Like her suit, Chanel's "little black dress" also venerated the style of the dandy. Monastic in its austerity, it ascribed primacy to function or functions. This utility-based aesthetic, however, belied its exemplary execution, which relied on the refined, hand-sewn finishes of the couture.

Styles and materials differed for day and evening. In the 1920s, day versions were often made from jersey, silk charmeuse, or crêpe de chine and usually featured long sleeves.

Couture details such as seam binding, carefully arranged pleats, the finely finished hem of the skirt, and hand-sewn belt make this ensemble an example of Chanel's characteristic poverty de luxe, an expensive interpretation of a simple design made of modest materials.

Dress, 1925

Evening versions of the "little black dress," which tended to be sleeveless, were often made from layered lace or silk chiffon with asymmetric hems and scooping necklines.

This superb example shows Chanel's acute sensibility for scooping neckline forms, always suspended from the shoulders with a cascade of the light drapery of the dress falling to knee length without detection of bust or hips. Vogue said of these Chanel dresses that they show her "art of avoiding mistakes." That same art is what is sought by the generations of women who have counted on "the little black dress."
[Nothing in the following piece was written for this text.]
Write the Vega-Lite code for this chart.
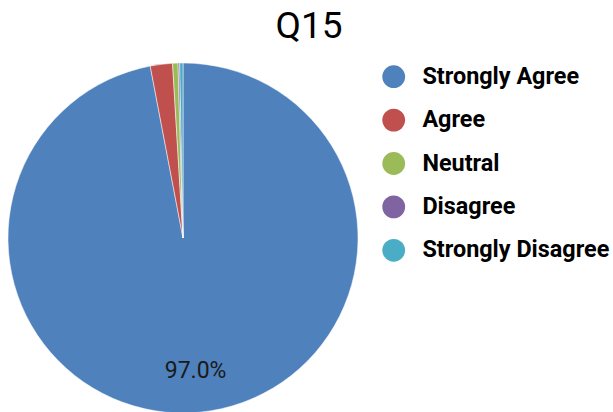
{
  "$schema": "https://vega.github.io/schema/vega-lite/v6.json",
  "width": 366,
  "height": 476,
  "autosize": "none",
  "padding": {"left": 0, "top": 0, "right": 247, "bottom": 0},
  "background": "white",
  "title": {"text": "Q15", "frame": "group", "anchor": "middle", "dx": 126, "offset": -46, "fontSize": 37, "font": "Roboto", "fontWeight": "normal", "color": "#000000"},
  "data": {"values": [
    {"answer": "Strongly Agree", "pct": 0.970, "order": 1},
    {"answer": "Agree", "pct": 0.0205, "order": 2},
    {"answer": "Neutral", "pct": 0.005, "order": 3},
    {"answer": "Disagree", "pct": 0.0015, "order": 4},
    {"answer": "Strongly Disagree", "pct": 0.003, "order": 5}
  ]},
  "encoding": {
    "theta": {"field": "pct", "type": "quantitative", "stack": true},
    "order": {"field": "order", "type": "quantitative"},
    "color": {
      "field": "answer", "type": "nominal",
      "scale": {"domain": ["Strongly Agree", "Agree", "Neutral", "Disagree", "Strongly Disagree"], "range": ["#4f81bd", "#c0504d", "#9bbb59", "#8064a2", "#4bacc6"]},
      "legend": {"title": null, "orient": "none", "legendX": 382, "legendY": 65, "symbolType": "circle", "symbolSize": 520, "symbolStrokeWidth": 0, "labelFont": "Roboto", "labelFontSize": 23.4, "labelFontWeight": "bold", "labelColor": "#000000", "labelOffset": 17, "rowPadding": 18.4, "labelLimit": 300}
    }
  },
  "layer": [
    {"mark": {"type": "arc", "outerRadius": 175, "stroke": "white", "strokeWidth": 0.5}},
    {"transform": [{"filter": "datum.pct > 0.05"}],
     "mark": {"type": "text", "radius": 134, "font": "Roboto", "fontSize": 23, "color": "#1a1a1a"},
     "encoding": {"text": {"field": "pct", "type": "quantitative", "format": ".1%"}, "color": {"value": "#1a1a1a"}}}
  ]
}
Lines of top-stitching keep the seams of this dress crisp, while picot edging, a technique more associated with lingerie, is used to finish its perimeters.

Unlike rolled hems, which finish the neckline of the dress and overblouse, picot stitching creates a light but sharply defined edge while precluding the unraveling of the fabric.

Evening ensemble, 1935

The obfuscation of extraneous decoration was consistent with both day and evening versions of the "little black dress." Even in dresses that were entirely embellished with paillettes, Chanel managed to assert an antidecorative aesthetic.

In this ensemble, the paillettes are applied in a uniform field, enhancing the garment's monochromatic starkness as well as its straight silhouette.

Plain or embroidered, however, Chanel's little black dress, like her separates and two- or three- piece suit, created a balance between the formal and the disciplined, the casual and the spontaneous. It was this equilibrium that ultimately came to define "the Chanel look," a modern, practical, unpretentious style that steered the course of twentieth-century fashion.

Some of Chanel's all-over paillette evening clothes revealed sportswear influences. Several were based on separates dressing, such as tops, skirts, and scarves, with some bodices revealing straps based on swimwear.